Given task: Below are the records. Retype, exactly, the lines from the first through the line with "east] (nlpm) at", and leave out the pictures.

Extracted records:

↓

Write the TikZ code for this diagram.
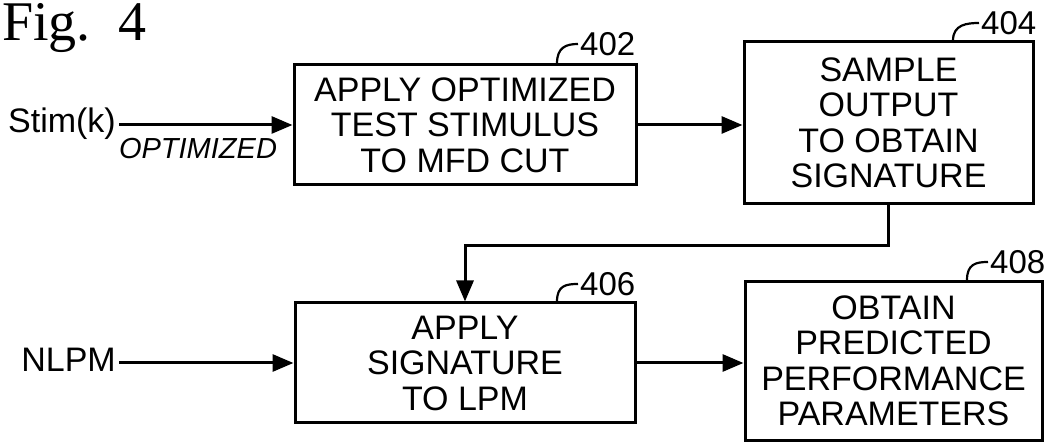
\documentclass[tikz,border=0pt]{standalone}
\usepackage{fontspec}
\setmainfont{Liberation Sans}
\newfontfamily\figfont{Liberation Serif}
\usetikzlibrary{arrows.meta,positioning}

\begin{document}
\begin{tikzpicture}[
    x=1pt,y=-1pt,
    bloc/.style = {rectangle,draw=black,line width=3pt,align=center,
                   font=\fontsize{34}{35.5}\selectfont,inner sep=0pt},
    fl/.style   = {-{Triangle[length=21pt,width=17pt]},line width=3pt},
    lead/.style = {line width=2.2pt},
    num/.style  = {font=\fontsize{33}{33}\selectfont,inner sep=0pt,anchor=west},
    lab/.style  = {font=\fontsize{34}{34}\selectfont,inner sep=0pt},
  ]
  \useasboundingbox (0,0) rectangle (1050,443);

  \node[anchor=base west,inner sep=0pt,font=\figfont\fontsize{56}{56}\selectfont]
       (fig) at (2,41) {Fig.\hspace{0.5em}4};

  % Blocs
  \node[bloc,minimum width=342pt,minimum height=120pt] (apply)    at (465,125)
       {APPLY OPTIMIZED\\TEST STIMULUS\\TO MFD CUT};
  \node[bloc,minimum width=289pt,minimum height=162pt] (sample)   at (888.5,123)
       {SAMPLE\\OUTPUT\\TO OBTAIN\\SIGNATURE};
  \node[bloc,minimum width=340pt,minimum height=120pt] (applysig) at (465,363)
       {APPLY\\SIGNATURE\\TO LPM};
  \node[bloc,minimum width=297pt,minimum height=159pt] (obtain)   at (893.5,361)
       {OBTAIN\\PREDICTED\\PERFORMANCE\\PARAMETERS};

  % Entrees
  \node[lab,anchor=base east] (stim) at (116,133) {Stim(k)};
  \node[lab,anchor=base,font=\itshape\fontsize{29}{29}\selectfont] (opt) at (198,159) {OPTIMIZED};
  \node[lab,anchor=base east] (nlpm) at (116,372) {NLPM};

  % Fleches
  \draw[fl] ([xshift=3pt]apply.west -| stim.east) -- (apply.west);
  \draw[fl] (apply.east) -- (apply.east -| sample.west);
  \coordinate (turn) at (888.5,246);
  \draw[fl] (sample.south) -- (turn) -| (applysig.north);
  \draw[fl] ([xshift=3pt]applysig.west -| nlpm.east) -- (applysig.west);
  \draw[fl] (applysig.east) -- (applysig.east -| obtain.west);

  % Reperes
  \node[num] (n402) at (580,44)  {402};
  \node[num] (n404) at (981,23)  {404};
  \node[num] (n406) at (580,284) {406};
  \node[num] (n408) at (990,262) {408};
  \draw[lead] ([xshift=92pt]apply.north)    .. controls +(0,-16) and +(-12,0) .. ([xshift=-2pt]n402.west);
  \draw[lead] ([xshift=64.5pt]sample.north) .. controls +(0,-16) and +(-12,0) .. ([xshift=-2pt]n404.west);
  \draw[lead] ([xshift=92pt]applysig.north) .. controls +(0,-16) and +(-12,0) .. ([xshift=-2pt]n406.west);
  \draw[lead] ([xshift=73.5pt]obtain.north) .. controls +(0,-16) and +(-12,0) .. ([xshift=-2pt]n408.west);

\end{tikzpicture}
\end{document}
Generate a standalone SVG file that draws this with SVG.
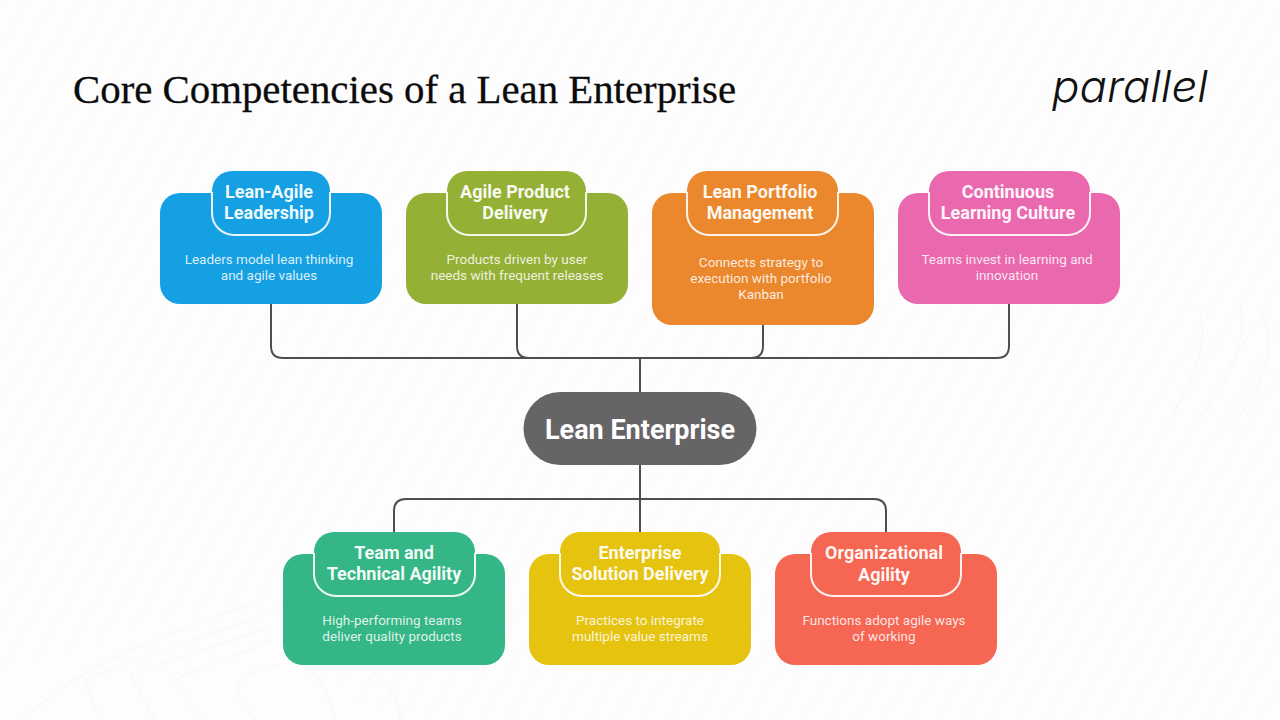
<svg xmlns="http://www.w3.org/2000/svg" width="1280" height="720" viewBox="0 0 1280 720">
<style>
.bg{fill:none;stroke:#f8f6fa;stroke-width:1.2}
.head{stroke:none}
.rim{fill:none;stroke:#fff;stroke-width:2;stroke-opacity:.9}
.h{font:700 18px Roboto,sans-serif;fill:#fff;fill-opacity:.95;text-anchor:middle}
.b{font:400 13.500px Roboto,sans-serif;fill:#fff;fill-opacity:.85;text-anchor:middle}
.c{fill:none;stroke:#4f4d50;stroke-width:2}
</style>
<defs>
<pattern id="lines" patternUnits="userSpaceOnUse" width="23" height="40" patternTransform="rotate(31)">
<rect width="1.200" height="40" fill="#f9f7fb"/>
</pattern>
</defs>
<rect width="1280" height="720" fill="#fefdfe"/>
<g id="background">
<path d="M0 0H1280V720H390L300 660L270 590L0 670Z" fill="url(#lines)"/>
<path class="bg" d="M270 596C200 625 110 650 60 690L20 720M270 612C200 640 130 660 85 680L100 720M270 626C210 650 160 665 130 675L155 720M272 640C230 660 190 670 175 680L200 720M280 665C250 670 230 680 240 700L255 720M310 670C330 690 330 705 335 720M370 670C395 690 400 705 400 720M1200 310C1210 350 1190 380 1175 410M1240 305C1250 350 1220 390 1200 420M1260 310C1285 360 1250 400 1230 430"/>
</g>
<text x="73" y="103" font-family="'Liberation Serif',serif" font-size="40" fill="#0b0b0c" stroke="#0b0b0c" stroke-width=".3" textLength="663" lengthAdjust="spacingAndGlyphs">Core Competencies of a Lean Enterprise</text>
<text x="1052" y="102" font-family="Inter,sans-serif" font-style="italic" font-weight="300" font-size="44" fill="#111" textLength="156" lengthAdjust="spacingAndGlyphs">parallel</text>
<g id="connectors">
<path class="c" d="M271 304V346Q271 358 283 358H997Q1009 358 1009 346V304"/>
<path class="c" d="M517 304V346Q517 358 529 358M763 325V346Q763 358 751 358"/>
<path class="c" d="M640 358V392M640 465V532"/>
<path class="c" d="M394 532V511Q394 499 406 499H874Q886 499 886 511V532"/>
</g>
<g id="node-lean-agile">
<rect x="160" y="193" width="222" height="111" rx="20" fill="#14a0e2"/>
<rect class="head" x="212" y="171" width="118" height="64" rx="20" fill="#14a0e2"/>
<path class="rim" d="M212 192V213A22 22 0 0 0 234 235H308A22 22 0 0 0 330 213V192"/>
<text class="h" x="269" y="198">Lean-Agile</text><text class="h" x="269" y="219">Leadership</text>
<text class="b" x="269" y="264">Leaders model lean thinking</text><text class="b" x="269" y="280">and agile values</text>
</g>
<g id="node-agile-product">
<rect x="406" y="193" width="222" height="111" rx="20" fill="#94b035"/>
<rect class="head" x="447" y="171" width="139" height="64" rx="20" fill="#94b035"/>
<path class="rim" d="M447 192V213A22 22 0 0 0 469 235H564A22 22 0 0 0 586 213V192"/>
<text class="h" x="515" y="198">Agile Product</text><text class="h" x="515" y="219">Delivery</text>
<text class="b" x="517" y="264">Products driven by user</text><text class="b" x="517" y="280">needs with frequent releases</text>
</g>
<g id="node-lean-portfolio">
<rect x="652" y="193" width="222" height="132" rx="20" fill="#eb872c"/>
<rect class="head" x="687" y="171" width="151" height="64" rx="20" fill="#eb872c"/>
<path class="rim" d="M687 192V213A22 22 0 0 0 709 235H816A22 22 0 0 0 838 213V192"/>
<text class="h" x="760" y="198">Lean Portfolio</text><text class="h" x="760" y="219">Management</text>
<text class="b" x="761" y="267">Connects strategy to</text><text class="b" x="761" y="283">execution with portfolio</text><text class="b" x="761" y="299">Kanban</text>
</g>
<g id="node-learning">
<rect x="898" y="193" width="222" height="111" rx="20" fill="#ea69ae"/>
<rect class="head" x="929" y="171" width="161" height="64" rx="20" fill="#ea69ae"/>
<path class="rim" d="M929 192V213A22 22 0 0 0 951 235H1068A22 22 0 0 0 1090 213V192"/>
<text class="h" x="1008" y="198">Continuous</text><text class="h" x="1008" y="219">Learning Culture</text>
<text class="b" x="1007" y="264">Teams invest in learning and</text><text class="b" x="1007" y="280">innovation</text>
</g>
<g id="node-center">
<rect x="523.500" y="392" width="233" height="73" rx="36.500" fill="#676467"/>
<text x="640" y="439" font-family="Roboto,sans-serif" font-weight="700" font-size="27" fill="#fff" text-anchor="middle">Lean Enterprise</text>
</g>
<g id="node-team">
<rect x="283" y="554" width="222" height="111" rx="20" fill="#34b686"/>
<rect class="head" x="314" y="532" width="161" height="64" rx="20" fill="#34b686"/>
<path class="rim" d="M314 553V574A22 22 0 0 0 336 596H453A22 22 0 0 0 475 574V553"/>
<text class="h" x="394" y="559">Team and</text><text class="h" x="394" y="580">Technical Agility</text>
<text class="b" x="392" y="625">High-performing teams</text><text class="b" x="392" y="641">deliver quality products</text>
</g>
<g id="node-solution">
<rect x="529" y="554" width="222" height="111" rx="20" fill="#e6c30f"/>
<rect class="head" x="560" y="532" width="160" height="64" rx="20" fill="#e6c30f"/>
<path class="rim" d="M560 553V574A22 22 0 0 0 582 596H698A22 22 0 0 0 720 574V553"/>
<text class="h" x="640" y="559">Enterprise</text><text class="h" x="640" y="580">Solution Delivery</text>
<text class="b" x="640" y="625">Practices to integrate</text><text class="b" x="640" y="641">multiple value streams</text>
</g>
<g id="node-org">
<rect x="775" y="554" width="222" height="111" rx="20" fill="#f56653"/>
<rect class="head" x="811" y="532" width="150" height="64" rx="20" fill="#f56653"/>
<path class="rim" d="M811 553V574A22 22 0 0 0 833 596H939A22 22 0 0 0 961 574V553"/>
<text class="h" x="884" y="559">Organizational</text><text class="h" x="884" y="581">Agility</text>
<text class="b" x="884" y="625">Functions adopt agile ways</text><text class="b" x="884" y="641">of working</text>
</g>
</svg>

↑

Result for this exercise:
Write the TikZ code for this diagram.
\documentclass[tikz,border=0pt]{standalone}
\usepackage{fontspec}
\setmainfont{Liberation Sans}
\newfontfamily\figfont{Liberation Serif}
\usetikzlibrary{arrows.meta,positioning}

\begin{document}
\begin{tikzpicture}[
    x=1pt,y=-1pt,
    bloc/.style = {rectangle,draw=black,line width=3pt,align=center,
                   font=\fontsize{34}{35.5}\selectfont,inner sep=0pt},
    fl/.style   = {-{Triangle[length=21pt,width=17pt]},line width=3pt},
    lead/.style = {line width=2.2pt},
    num/.style  = {font=\fontsize{33}{33}\selectfont,inner sep=0pt,anchor=west},
    lab/.style  = {font=\fontsize{34}{34}\selectfont,inner sep=0pt},
  ]
  \useasboundingbox (0,0) rectangle (1050,443);

  \node[anchor=base west,inner sep=0pt,font=\figfont\fontsize{56}{56}\selectfont]
       (fig) at (2,41) {Fig.\hspace{0.5em}4};

  % Blocs
  \node[bloc,minimum width=342pt,minimum height=120pt] (apply)    at (465,125)
       {APPLY OPTIMIZED\\TEST STIMULUS\\TO MFD CUT};
  \node[bloc,minimum width=289pt,minimum height=162pt] (sample)   at (888.5,123)
       {SAMPLE\\OUTPUT\\TO OBTAIN\\SIGNATURE};
  \node[bloc,minimum width=340pt,minimum height=120pt] (applysig) at (465,363)
       {APPLY\\SIGNATURE\\TO LPM};
  \node[bloc,minimum width=297pt,minimum height=159pt] (obtain)   at (893.5,361)
       {OBTAIN\\PREDICTED\\PERFORMANCE\\PARAMETERS};

  % Entrees
  \node[lab,anchor=base east] (stim) at (116,133) {Stim(k)};
  \node[lab,anchor=base,font=\itshape\fontsize{29}{29}\selectfont] (opt) at (198,159) {OPTIMIZED};
  \node[lab,anchor=base east] (nlpm) at (116,372) {NLPM};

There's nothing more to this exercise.